Keeping it simple when you’re discussing the Return On Investment (ROI) of a process, tool, or product with your senior leadership allows you to quickly overview benefits.
But when it comes to Enterprise Resource Planning (ERP), there’s no denying some complexity in defining the investment side of the ROI equation.
Below are five key factors that can impact the investment and costs you’ll be considering.
1. Hardware acquisition and/or upgrade hardware
Traditional ERP software would have been installed on existing IT infrastructure, the only option. However, the availability of cloud-based ERP solutions, Software as a Service (SaaS) configurations, and Cloud Service Providers now allows for many ERP software acquisition, deployment, and usage options.
You and your IT team will have to choose which solution is best for your business. If it is on-premise, you may have to upgrade or acquire computer hardware, additional servers and/or telecommunication equipment.
The ROI calculation needs to identify and include such equipment. Typically, computer hardware is purchased, recorded on the balance sheet as an asset, and depreciation is calculated over its useful life. The positive impact of the additional depreciation in terms of reduced taxes, or improved cash flow should be captured as a benefit (Return) in the ROI calculation.
2. Software acquisition
In the past, software was treated the same way as hardware purchase, in that the purchase of a software license was capitalised and depreciated over its useful life. However, SaaS subscription configurations have dramatically changed the manner in which ERP software is acquired and used.

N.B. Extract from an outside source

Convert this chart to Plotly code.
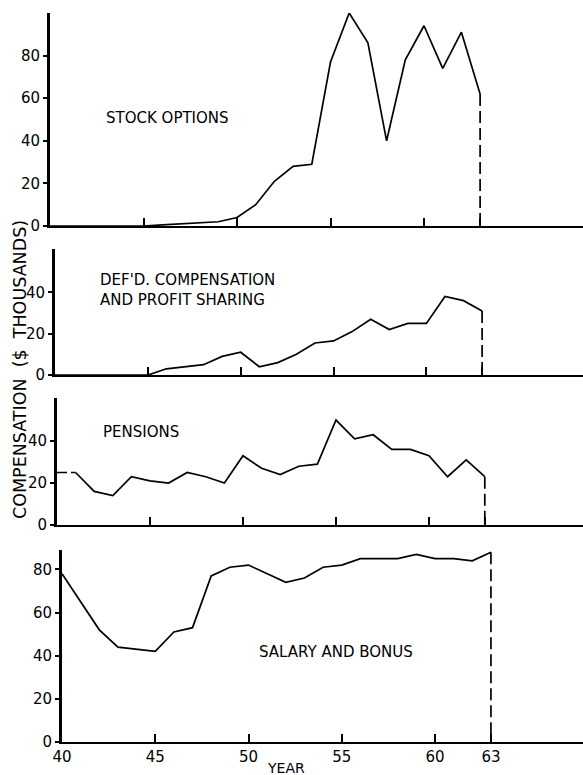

The difference in treatment of the software acquisition cost in an on-premise arrangement or a SaaS arrangement can have a significant impact on the calculation of ROI. This decision needs to be made prior to defining ROI on an ERP implementation. Speak to your financial team to clarify your options.
3. Software customisation cost
Even when an ERP product has a good “fit” to an organisation’s needs, some customisation of that software may be necessary. The good news is that some of the customisation costs of ERP implementations can also be capitalised and depreciated, adding to the financial benefit of the ROI calculation.
The bad news is that perhaps no single ERP implementation cost component is more underestimated than the cost of software customisation.
When first deciding on a solution this is often the furthest thing from one’s mind. Only years down the track does one realise that no other cost component can scuttle an entire ERP project or so drastically impact ROI calculations. Moreover, software customisations can grow almost exponentially, adding to implementation time and delaying the realisation of the benefits sought from the ERP investment.
It will save you many headaches and explanations later on to exercise great care and accuracy when estimating the full scope, time, and cost of ERP customisation efforts.
4. Project management and implementation cost
While the all-up costs of the implementation efforts cannot be capitalised as part of the acquisition cost from an accounting point of view, many of these costs should be identified and included as part of the investment piece of the ROI calculation.
The cost of external consulting or project management services should be included, as well as the cost of training and the cost of any temp services to fill personnel gaps during the implementation. Initial training and data conversion costs should also be identified, estimated, and included as part of an ERP implementation cost.
5. Ongoing costs
Even after an ERP system is implemented, it will need to be maintained.
Software maintenance fees are usually defined when an ERP system is purchased, whether in an on-premise or SaaS configuration. Costs should be estimated for the useful life of the software and included in the ongoing expense as incurred. The cost of training new staff, or re-training existing staff when software upgrades are installed, should also be estimated and included as an ongoing expense of maintaining (and maximising) your ERP investment.
With due diligence, a complete and accurate ROI assessment will ensure that your company asks the right questions and makes the right decisions up front, acquires the best ERP system for your needs, and is empowered to fully realise the benefits of a new solution.